**Material**
Begin

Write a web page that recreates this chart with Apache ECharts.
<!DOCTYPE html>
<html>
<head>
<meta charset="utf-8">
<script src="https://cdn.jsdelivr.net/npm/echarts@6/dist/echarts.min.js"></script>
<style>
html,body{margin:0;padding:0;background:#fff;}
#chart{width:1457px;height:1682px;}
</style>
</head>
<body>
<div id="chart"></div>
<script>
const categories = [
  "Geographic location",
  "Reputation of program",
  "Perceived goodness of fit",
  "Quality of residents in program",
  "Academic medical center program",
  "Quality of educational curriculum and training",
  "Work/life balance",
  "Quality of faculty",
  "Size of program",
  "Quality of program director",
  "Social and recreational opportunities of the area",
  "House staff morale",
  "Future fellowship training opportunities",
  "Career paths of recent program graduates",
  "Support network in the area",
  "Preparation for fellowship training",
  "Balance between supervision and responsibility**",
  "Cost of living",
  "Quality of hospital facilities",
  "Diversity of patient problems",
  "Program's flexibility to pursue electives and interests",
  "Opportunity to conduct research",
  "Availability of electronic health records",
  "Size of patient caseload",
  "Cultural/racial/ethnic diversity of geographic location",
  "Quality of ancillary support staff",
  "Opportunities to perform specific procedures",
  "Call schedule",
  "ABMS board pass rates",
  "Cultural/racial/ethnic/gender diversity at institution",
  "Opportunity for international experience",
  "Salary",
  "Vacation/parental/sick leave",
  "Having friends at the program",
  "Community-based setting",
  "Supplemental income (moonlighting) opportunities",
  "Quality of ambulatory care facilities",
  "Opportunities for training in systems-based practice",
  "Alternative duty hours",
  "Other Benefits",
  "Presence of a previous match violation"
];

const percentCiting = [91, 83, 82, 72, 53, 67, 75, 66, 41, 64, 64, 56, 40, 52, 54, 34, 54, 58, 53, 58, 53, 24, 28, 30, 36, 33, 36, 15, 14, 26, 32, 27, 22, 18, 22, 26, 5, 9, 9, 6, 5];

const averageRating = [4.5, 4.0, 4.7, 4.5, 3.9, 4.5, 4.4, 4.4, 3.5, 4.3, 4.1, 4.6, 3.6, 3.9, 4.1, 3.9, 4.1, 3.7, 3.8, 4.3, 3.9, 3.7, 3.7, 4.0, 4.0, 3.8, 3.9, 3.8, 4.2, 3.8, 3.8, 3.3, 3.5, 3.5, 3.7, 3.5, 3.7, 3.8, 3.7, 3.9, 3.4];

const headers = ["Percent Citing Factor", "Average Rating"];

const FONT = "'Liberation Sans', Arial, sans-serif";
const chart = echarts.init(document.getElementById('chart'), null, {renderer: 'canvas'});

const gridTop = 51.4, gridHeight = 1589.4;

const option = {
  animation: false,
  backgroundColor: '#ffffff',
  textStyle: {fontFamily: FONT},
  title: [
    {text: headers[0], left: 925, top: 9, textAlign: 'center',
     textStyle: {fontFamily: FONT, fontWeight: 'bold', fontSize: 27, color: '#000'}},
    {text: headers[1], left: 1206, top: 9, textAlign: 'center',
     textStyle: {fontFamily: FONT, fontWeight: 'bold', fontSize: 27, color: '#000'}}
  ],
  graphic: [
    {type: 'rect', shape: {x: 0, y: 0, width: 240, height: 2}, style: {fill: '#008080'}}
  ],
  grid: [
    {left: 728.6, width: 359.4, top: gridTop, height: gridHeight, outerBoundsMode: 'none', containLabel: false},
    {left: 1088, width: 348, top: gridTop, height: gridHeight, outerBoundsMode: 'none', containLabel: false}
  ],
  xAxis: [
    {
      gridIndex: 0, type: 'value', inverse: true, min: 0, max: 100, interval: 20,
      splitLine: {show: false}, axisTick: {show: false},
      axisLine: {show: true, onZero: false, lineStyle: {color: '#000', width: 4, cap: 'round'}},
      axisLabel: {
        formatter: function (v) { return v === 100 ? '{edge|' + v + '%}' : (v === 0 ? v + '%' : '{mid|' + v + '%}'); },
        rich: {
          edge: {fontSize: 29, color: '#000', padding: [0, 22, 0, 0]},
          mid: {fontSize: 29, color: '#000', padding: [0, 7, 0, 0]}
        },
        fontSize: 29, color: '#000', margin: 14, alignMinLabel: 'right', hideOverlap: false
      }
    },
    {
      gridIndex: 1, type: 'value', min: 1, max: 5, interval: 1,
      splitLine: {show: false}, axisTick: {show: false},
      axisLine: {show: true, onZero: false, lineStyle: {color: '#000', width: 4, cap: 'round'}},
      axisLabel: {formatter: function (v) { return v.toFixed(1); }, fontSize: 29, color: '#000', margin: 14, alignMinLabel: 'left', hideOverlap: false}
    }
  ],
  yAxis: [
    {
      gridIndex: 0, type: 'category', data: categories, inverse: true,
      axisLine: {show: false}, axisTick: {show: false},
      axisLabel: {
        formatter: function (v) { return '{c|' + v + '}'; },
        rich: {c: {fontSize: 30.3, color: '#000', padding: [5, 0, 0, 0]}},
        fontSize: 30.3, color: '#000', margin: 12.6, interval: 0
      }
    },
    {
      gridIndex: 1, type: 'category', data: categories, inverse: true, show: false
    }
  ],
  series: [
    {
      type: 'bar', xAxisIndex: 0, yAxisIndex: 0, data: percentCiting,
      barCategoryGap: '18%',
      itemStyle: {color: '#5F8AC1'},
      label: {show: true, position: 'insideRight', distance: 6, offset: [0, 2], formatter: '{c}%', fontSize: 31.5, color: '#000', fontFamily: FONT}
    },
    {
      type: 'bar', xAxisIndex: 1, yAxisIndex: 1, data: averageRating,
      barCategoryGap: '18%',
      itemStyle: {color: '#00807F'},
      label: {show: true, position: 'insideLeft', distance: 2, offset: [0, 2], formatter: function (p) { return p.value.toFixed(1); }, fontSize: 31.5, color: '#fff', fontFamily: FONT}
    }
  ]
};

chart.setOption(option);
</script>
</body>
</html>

End

**Requirements**
Copy all the lines, exactly.

**Answer to this task**
Write a web page that recreates this chart with Apache ECharts.
<!DOCTYPE html>
<html>
<head>
<meta charset="utf-8">
<script src="https://cdn.jsdelivr.net/npm/echarts@6/dist/echarts.min.js"></script>
<style>
html,body{margin:0;padding:0;background:#fff;}
#chart{width:1457px;height:1682px;}
</style>
</head>
<body>
<div id="chart"></div>
<script>
const categories = [
  "Geographic location",
  "Reputation of program",
  "Perceived goodness of fit",
  "Quality of residents in program",
  "Academic medical center program",
  "Quality of educational curriculum and training",
  "Work/life balance",
  "Quality of faculty",
  "Size of program",
  "Quality of program director",
  "Social and recreational opportunities of the area",
  "House staff morale",
  "Future fellowship training opportunities",
  "Career paths of recent program graduates",
  "Support network in the area",
  "Preparation for fellowship training",
  "Balance between supervision and responsibility**",
  "Cost of living",
  "Quality of hospital facilities",
  "Diversity of patient problems",
  "Program's flexibility to pursue electives and interests",
  "Opportunity to conduct research",
  "Availability of electronic health records",
  "Size of patient caseload",
  "Cultural/racial/ethnic diversity of geographic location",
  "Quality of ancillary support staff",
  "Opportunities to perform specific procedures",
  "Call schedule",
  "ABMS board pass rates",
  "Cultural/racial/ethnic/gender diversity at institution",
  "Opportunity for international experience",
  "Salary",
  "Vacation/parental/sick leave",
  "Having friends at the program",
  "Community-based setting",
  "Supplemental income (moonlighting) opportunities",
  "Quality of ambulatory care facilities",
  "Opportunities for training in systems-based practice",
  "Alternative duty hours",
  "Other Benefits",
  "Presence of a previous match violation"
];

const percentCiting = [91, 83, 82, 72, 53, 67, 75, 66, 41, 64, 64, 56, 40, 52, 54, 34, 54, 58, 53, 58, 53, 24, 28, 30, 36, 33, 36, 15, 14, 26, 32, 27, 22, 18, 22, 26, 5, 9, 9, 6, 5];

const averageRating = [4.5, 4.0, 4.7, 4.5, 3.9, 4.5, 4.4, 4.4, 3.5, 4.3, 4.1, 4.6, 3.6, 3.9, 4.1, 3.9, 4.1, 3.7, 3.8, 4.3, 3.9, 3.7, 3.7, 4.0, 4.0, 3.8, 3.9, 3.8, 4.2, 3.8, 3.8, 3.3, 3.5, 3.5, 3.7, 3.5, 3.7, 3.8, 3.7, 3.9, 3.4];

const headers = ["Percent Citing Factor", "Average Rating"];

const FONT = "'Liberation Sans', Arial, sans-serif";
const chart = echarts.init(document.getElementById('chart'), null, {renderer: 'canvas'});

const gridTop = 51.4, gridHeight = 1589.4;

const option = {
  animation: false,
  backgroundColor: '#ffffff',
  textStyle: {fontFamily: FONT},
  title: [
    {text: headers[0], left: 925, top: 9, textAlign: 'center',
     textStyle: {fontFamily: FONT, fontWeight: 'bold', fontSize: 27, color: '#000'}},
    {text: headers[1], left: 1206, top: 9, textAlign: 'center',
     textStyle: {fontFamily: FONT, fontWeight: 'bold', fontSize: 27, color: '#000'}}
  ],
  graphic: [
    {type: 'rect', shape: {x: 0, y: 0, width: 240, height: 2}, style: {fill: '#008080'}}
  ],
  grid: [
    {left: 728.6, width: 359.4, top: gridTop, height: gridHeight, outerBoundsMode: 'none', containLabel: false},
    {left: 1088, width: 348, top: gridTop, height: gridHeight, outerBoundsMode: 'none', containLabel: false}
  ],
  xAxis: [
    {
      gridIndex: 0, type: 'value', inverse: true, min: 0, max: 100, interval: 20,
      splitLine: {show: false}, axisTick: {show: false},
      axisLine: {show: true, onZero: false, lineStyle: {color: '#000', width: 4, cap: 'round'}},
      axisLabel: {
        formatter: function (v) { return v === 100 ? '{edge|' + v + '%}' : (v === 0 ? v + '%' : '{mid|' + v + '%}'); },
        rich: {
          edge: {fontSize: 29, color: '#000', padding: [0, 22, 0, 0]},
          mid: {fontSize: 29, color: '#000', padding: [0, 7, 0, 0]}
        },
        fontSize: 29, color: '#000', margin: 14, alignMinLabel: 'right', hideOverlap: false
      }
    },
    {
      gridIndex: 1, type: 'value', min: 1, max: 5, interval: 1,
      splitLine: {show: false}, axisTick: {show: false},
      axisLine: {show: true, onZero: false, lineStyle: {color: '#000', width: 4, cap: 'round'}},
      axisLabel: {formatter: function (v) { return v.toFixed(1); }, fontSize: 29, color: '#000', margin: 14, alignMinLabel: 'left', hideOverlap: false}
    }
  ],
  yAxis: [
    {
      gridIndex: 0, type: 'category', data: categories, inverse: true,
      axisLine: {show: false}, axisTick: {show: false},
      axisLabel: {
        formatter: function (v) { return '{c|' + v + '}'; },
        rich: {c: {fontSize: 30.3, color: '#000', padding: [5, 0, 0, 0]}},
        fontSize: 30.3, color: '#000', margin: 12.6, interval: 0
      }
    },
    {
      gridIndex: 1, type: 'category', data: categories, inverse: true, show: false
    }
  ],
  series: [
    {
      type: 'bar', xAxisIndex: 0, yAxisIndex: 0, data: percentCiting,
      barCategoryGap: '18%',
      itemStyle: {color: '#5F8AC1'},
      label: {show: true, position: 'insideRight', distance: 6, offset: [0, 2], formatter: '{c}%', fontSize: 31.5, color: '#000', fontFamily: FONT}
    },
    {
      type: 'bar', xAxisIndex: 1, yAxisIndex: 1, data: averageRating,
      barCategoryGap: '18%',
      itemStyle: {color: '#00807F'},
      label: {show: true, position: 'insideLeft', distance: 2, offset: [0, 2], formatter: function (p) { return p.value.toFixed(1); }, fontSize: 31.5, color: '#fff', fontFamily: FONT}
    }
  ]
};

chart.setOption(option);
</script>
</body>
</html>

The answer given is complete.